● What the exercise asks: Only the lines from the start of the data to the line containing "(0,0) rectangle (1095,653);", both included, should be output, exactly and without pictures.

━━ Available data ━━

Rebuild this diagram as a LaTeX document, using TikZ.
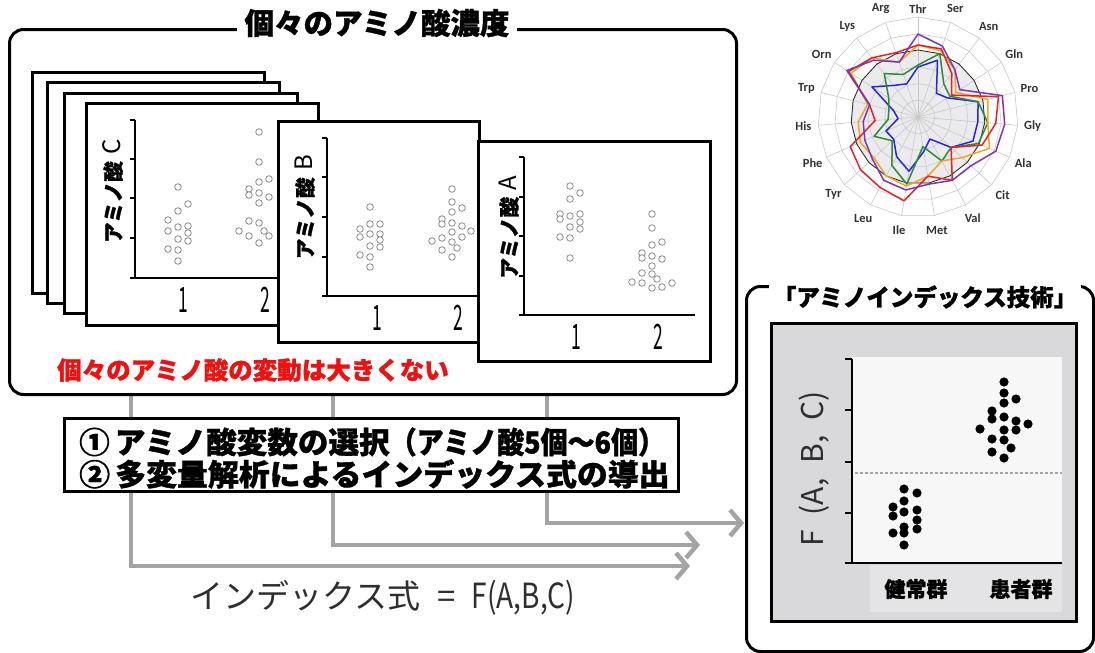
\documentclass[tikz,border=0pt]{standalone}
\usepackage{fontspec}
\usepackage{graphicx}
\setmainfont{Liberation Sans}
\newfontfamily\jp[BoldFeatures={FakeBold=1.2}]{Noto Sans CJK JP}
\newfontfamily\lab{Carlito}
\usetikzlibrary{arrows.meta}
\definecolor{flowgray}{HTML}{A4A4A6}
\definecolor{ptgray}{HTML}{8C8C8C}
\definecolor{txtgray}{HTML}{2E2E2E}
\definecolor{panelgray}{HTML}{D9D9DC}
\definecolor{labgray}{HTML}{E4E4E6}
\definecolor{plotbg}{HTML}{F7F7F7}
\definecolor{gridgray}{HTML}{C8C8C8}
\definecolor{refgray}{HTML}{EBEBEE}
\definecolor{redtxt}{HTML}{F01010}
\definecolor{spurple}{HTML}{7B35B0}
\definecolor{sred}{HTML}{E52222}
\definecolor{sorange}{HTML}{F2A32A}
\definecolor{sgreen}{HTML}{2E8B35}
\definecolor{sblue}{HTML}{2626E0}
\begin{document}
\begin{tikzpicture}[x=1pt,y=-1pt,
  frame/.style={draw=black,line width=3pt,rounded corners=14pt,fill=white},
  card/.style={draw=black,line width=2.6pt,fill=white},
  axis/.style={line width=2.3pt},
  tick/.style={line width=1.6pt},
  ocirc/.style={draw=ptgray,fill=white,line width=0.8pt},
  fdot/.style={fill=black},
  flow/.style={draw=flowgray,line width=4.5pt},
  flowtip/.style={flow,-{Straight Barb[length=11pt,width=26pt]}},
  ylab/.style={rotate=90,font=\jp\bfseries\fontsize{20.5}{21}\selectfont},
  xnum/.style={font=\jp\fontsize{35}{35}\selectfont},
  rlab/.style={font=\lab\bfseries\fontsize{12.5}{13}\selectfont,text=black!80}
]
\useasboundingbox (0,0) rectangle (1095,653);

% ---------- flow connectors ----------
\coordinate (s1) at (131,393);
\coordinate (s2) at (333,393);
\coordinate (s3) at (547,393);
\coordinate (t1) at (690,566);
\coordinate (t2) at (700,545);
\coordinate (t3) at (744,523);
\draw[flowtip] (s1) |- (t1);
\draw[flowtip] (s2) |- (t2);
\draw[flowtip] (s3) |- (t3);

% ---------- main frame ----------
\node[frame,anchor=north west,minimum width=727pt,minimum height=365pt] (main) at (8,28) {};
\node[fill=white,inner xsep=8pt,inner ysep=2pt,font=\jp\bfseries\fontsize{29.5}{30}\selectfont] (title) at (377,23) {個々のアミノ酸濃度};

% back cards
\node[card,anchor=north west,minimum width=232pt,minimum height=221pt] (k1) at (31,71) {};
\node[card,anchor=north west,minimum width=232pt,minimum height=221pt] (k2) at (46,81) {};
\node[card,anchor=north west,minimum width=233pt,minimum height=220pt] (k3) at (63,92) {};

% card C
\node[card,anchor=north west,minimum width=232pt,minimum height=222pt] (kc) at (85,102) {};
\draw[axis] (135,120) -- (135,278) -- (300,278);
\foreach \yy in {120,159,198,238,278} \draw[tick] (130,\yy) -- (135,\yy);
\node[ylab] (lc) at (113,191) {アミノ酸\,\,{\mdseries\fontsize{24}{24}\selectfont C}};
\node[xnum] (c1) at (183,300) {\scalebox{0.5}[1]{1}};
\node[xnum] (c2) at (265,300) {\scalebox{0.5}[1]{2}};
\foreach \p in {(178,187),(188,204),(178,211),(168,220),(178,227),(188,226),(168,231),(188,233),(178,239),(188,241),(168,249),(178,250),(178,261),
  (259,132),(259,162),(269,179),(259,182),(249,189),(249,195),(259,193),(269,197),(259,203),(249,221),(259,223),(239,231),(264,231),(269,236),(249,236),(259,243)}
  \draw[ocirc] \p circle (3.3pt);

% card B
\node[card,anchor=north west,minimum width=201pt,minimum height=221pt] (kb) at (277,120) {};
\draw[axis] (327,138) -- (327,296) -- (490,296);
\foreach \yy in {138,177,217,257,296} \draw[tick] (322,\yy) -- (327,\yy);
\node[ylab] (lb) at (305,207) {アミノ酸\,\,{\mdseries\fontsize{24}{24}\selectfont B}};
\node[xnum] (b1) at (377,318) {\scalebox{0.5}[1]{1}};
\node[xnum] (b2) at (458,318) {\scalebox{0.5}[1]{2}};
\foreach \p in {(370,207),(360,229),(370,224),(380,224),(360,237),(370,234),(380,234),(380,240),(370,246),(380,247),(360,255),(370,257),(370,267),
  (452,189),(452,202),(462,208),(452,212),(442,219),(442,224),(452,223),(462,226),(471,231),(452,232),(442,238),(462,237),(432,241),(452,242),(457,248),(442,250),(452,257)}
  \draw[ocirc] \p circle (3.3pt);

% card A
\node[card,anchor=north west,minimum width=232pt,minimum height=220pt] (ka) at (477,140) {};
\draw[axis] (524,157) -- (524,315) -- (695,315);
\foreach \yy in {157,197,236,276,315} \draw[tick] (519,\yy) -- (524,\yy);
\node[ylab] (la) at (509,227) {アミノ酸\,\,{\mdseries\fontsize{24}{24}\selectfont A}};
\node[xnum] (a1) at (576,337) {\scalebox{0.5}[1]{1}};
\node[xnum] (a2) at (658,337) {\scalebox{0.5}[1]{2}};
\foreach \p in {(570,186),(580,193),(570,199),(560,214),(560,219),(570,216),(580,214),(580,222),(570,227),(580,229),(560,237),(570,238),(570,258),
  (652,214),(652,228),(662,242),(652,245),(642,253),(642,258),(652,256),(662,259),(652,266),(642,273),(652,274),(657,279),(632,282),(642,283),(672,283),(652,288),(662,287)}
  \draw[ocirc] \p circle (3.3pt);

\node[text=redtxt,font=\jp\bfseries\fontsize{24.5}{25}\selectfont] (note) at (253,370) {個々のアミノ酸の変動は大きくない};

% ---------- process box ----------
\node[draw=black,line width=2.5pt,fill=white,anchor=north west,minimum width=614pt,minimum height=73pt] (proc) at (63,417) {};
\node[anchor=west,font=\jp\bfseries\fontsize{30}{30}\selectfont,inner sep=0pt] (p1) at (79,442) {\scalebox{1.02}[1]{①\,アミノ酸変数の選択}\scalebox{0.9}[1]{（アミノ酸5個〜6個）}};
\node[anchor=west,font=\jp\bfseries\fontsize{30}{30}\selectfont,inner sep=0pt] (p2) at (79,474) {\scalebox{1.03}[1]{②\,多変量解析によるインデックス式の導出}};

\node[text=txtgray,font=\jp\fontsize{33}{33}\selectfont] (formula) at (383,598) {インデックス式\enspace=\enspace\scalebox{0.85}[1.05]{F(A,B,C)}};

% ---------- right panel ----------
\node[frame,anchor=north west,minimum width=347pt,minimum height=365pt] (panel) at (745,285) {};
\node[fill=white,inner xsep=4pt,inner ysep=2pt,font=\jp\bfseries\fontsize{23.5}{24}\selectfont] (ptitle) at (925,297) {「アミノインデックス技術」};
\node[draw=black,line width=2.5pt,fill=panelgray,anchor=north west,minimum width=305pt,minimum height=298pt] (inner) at (770,322) {};
\fill[plotbg] (852,357) rectangle (1062,563);
\fill[labgray] (870,565) rectangle (1062,612);
\draw[flowgray,line width=2pt,dash pattern=on 3pt off 2pt] (855,473) -- (1062,473);
\draw[axis] (852,359) -- (852,563) -- (1062,563);
\foreach \yy in {359,410,462,513,563} \draw[tick] (845,\yy) -- (852,\yy);
\node[rotate=90,text=txtgray,font=\jp\fontsize{30}{30}\selectfont] (fy) at (814,469) {F\enspace(A,\enspace B,\enspace C)};
\node[font=\jp\bfseries\fontsize{21}{22}\selectfont] (g1) at (916,589) {健常群};
\node[font=\jp\bfseries\fontsize{21}{22}\selectfont] (g2) at (1021,589) {患者群};
\foreach \p in {(904,489),(917,493),(893,507),(904,501),(917,510),(893,516),(904,512),(917,520),(904,527),(917,529),(893,533),(904,533),(904,545),
  (1004,382),(1004,393),(1016,399),(1004,403),(992,411),(992,419),(1004,417),(1016,421),(1028,424),(980,429),(1004,430),(1016,430),(992,439),(1004,440),(1011,448),(992,452),(1004,458)}
  \fill[fdot] \p circle (4.6pt);

% ---------- radar chart ----------
\begin{scope}[shift={(918,117)}]
  \fill[refgray] (90:67pt) \foreach \k in {1,...,18} { -- (90-\k*18.947:67pt) } -- cycle;
  \foreach \r in {16.67,33.33,50,66.67,83.33,100}
    \draw[gridgray,line width=0.6pt] (90:\r pt) \foreach \k in {1,...,18} { -- (90-\k*18.947:\r pt) } -- cycle;
  \foreach \k in {0,...,18} \draw[gridgray,line width=0.6pt] (0,0) -- (90-\k*18.947:100pt);
  \draw[black!85,line width=0.8pt] (90:67pt) \foreach \k in {1,...,18} { -- (90-\k*18.947:67pt) } -- cycle;
  \foreach \nm [count=\k from 0] in {Ser,Asn,Gln,Pro,Gly,Ala,Cit,Val,Met,Ile,Leu,Tyr,Phe,His,Trp,Orn,Lys,Arg}
    \node[rlab] (r\nm) at (90-\k*18.947-18.947:115pt) {\nm};
  \node[rlab] (rThr) at (90:108pt) {Thr};
  \foreach \v [count=\k from 0] in {0.50,0.60,0.30,0.35,0.62,0.60,0.60,0.45,0.25,0.35,0.55,0.45,0.33,0.35,0.20,0.25,0.55,0.40,0.35}
    \coordinate (bl\k) at (90-\k*18.947:\v*100pt);
  \foreach \v [count=\k from 0] in {0.52,0.67,0.42,0.38,0.62,0.70,0.66,0.45,0.50,0.30,0.68,0.55,0.35,0.48,0.30,0.30,0.35,0.55,0.45}
    \coordinate (gr\k) at (90-\k*18.947:\v*100pt);
  \foreach \v [count=\k from 0] in {0.72,0.70,0.60,0.45,0.72,0.70,0.78,0.60,0.50,0.60,0.70,0.67,0.60,0.63,0.60,0.52,0.80,0.75,0.58}
    \coordinate (or\k) at (90-\k*18.947:\v*100pt);
  \foreach \v [count=\k from 0] in {0.72,0.72,0.55,0.40,0.83,0.78,0.70,0.45,0.72,0.60,0.85,0.80,0.78,0.74,0.43,0.50,0.83,0.75,0.68}
    \coordinate (rd\k) at (90-\k*18.947:\v*100pt);
  \foreach \v [count=\k from 0] in {0.83,0.75,0.60,0.50,0.87,0.87,0.85,0.72,0.72,0.68,0.74,0.72,0.62,0.58,0.55,0.50,0.85,0.72,0.58}
    \coordinate (pu\k) at (90-\k*18.947:\v*100pt);
  \draw[sblue,line width=1.5pt,line join=round] (bl0) \foreach \k in {1,...,18} { -- (bl\k) } -- cycle;
  \draw[sgreen,line width=1.5pt,line join=round] (gr0) \foreach \k in {1,...,18} { -- (gr\k) } -- cycle;
  \draw[sorange,line width=1.5pt,line join=round] (or0) \foreach \k in {1,...,18} { -- (or\k) } -- cycle;
  \draw[sred,line width=1.5pt,line join=round] (rd0) \foreach \k in {1,...,18} { -- (rd\k) } -- cycle;
  \draw[spurple,line width=1.5pt,line join=round] (pu0) \foreach \k in {1,...,18} { -- (pu\k) } -- cycle;
\end{scope}
\end{tikzpicture}
\end{document}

━━━

● Solved exercise:
Rebuild this diagram as a LaTeX document, using TikZ.
\documentclass[tikz,border=0pt]{standalone}
\usepackage{fontspec}
\usepackage{graphicx}
\setmainfont{Liberation Sans}
\newfontfamily\jp[BoldFeatures={FakeBold=1.2}]{Noto Sans CJK JP}
\newfontfamily\lab{Carlito}
\usetikzlibrary{arrows.meta}
\definecolor{flowgray}{HTML}{A4A4A6}
\definecolor{ptgray}{HTML}{8C8C8C}
\definecolor{txtgray}{HTML}{2E2E2E}
\definecolor{panelgray}{HTML}{D9D9DC}
\definecolor{labgray}{HTML}{E4E4E6}
\definecolor{plotbg}{HTML}{F7F7F7}
\definecolor{gridgray}{HTML}{C8C8C8}
\definecolor{refgray}{HTML}{EBEBEE}
\definecolor{redtxt}{HTML}{F01010}
\definecolor{spurple}{HTML}{7B35B0}
\definecolor{sred}{HTML}{E52222}
\definecolor{sorange}{HTML}{F2A32A}
\definecolor{sgreen}{HTML}{2E8B35}
\definecolor{sblue}{HTML}{2626E0}
\begin{document}
\begin{tikzpicture}[x=1pt,y=-1pt,
  frame/.style={draw=black,line width=3pt,rounded corners=14pt,fill=white},
  card/.style={draw=black,line width=2.6pt,fill=white},
  axis/.style={line width=2.3pt},
  tick/.style={line width=1.6pt},
  ocirc/.style={draw=ptgray,fill=white,line width=0.8pt},
  fdot/.style={fill=black},
  flow/.style={draw=flowgray,line width=4.5pt},
  flowtip/.style={flow,-{Straight Barb[length=11pt,width=26pt]}},
  ylab/.style={rotate=90,font=\jp\bfseries\fontsize{20.5}{21}\selectfont},
  xnum/.style={font=\jp\fontsize{35}{35}\selectfont},
  rlab/.style={font=\lab\bfseries\fontsize{12.5}{13}\selectfont,text=black!80}
]
\useasboundingbox (0,0) rectangle (1095,653);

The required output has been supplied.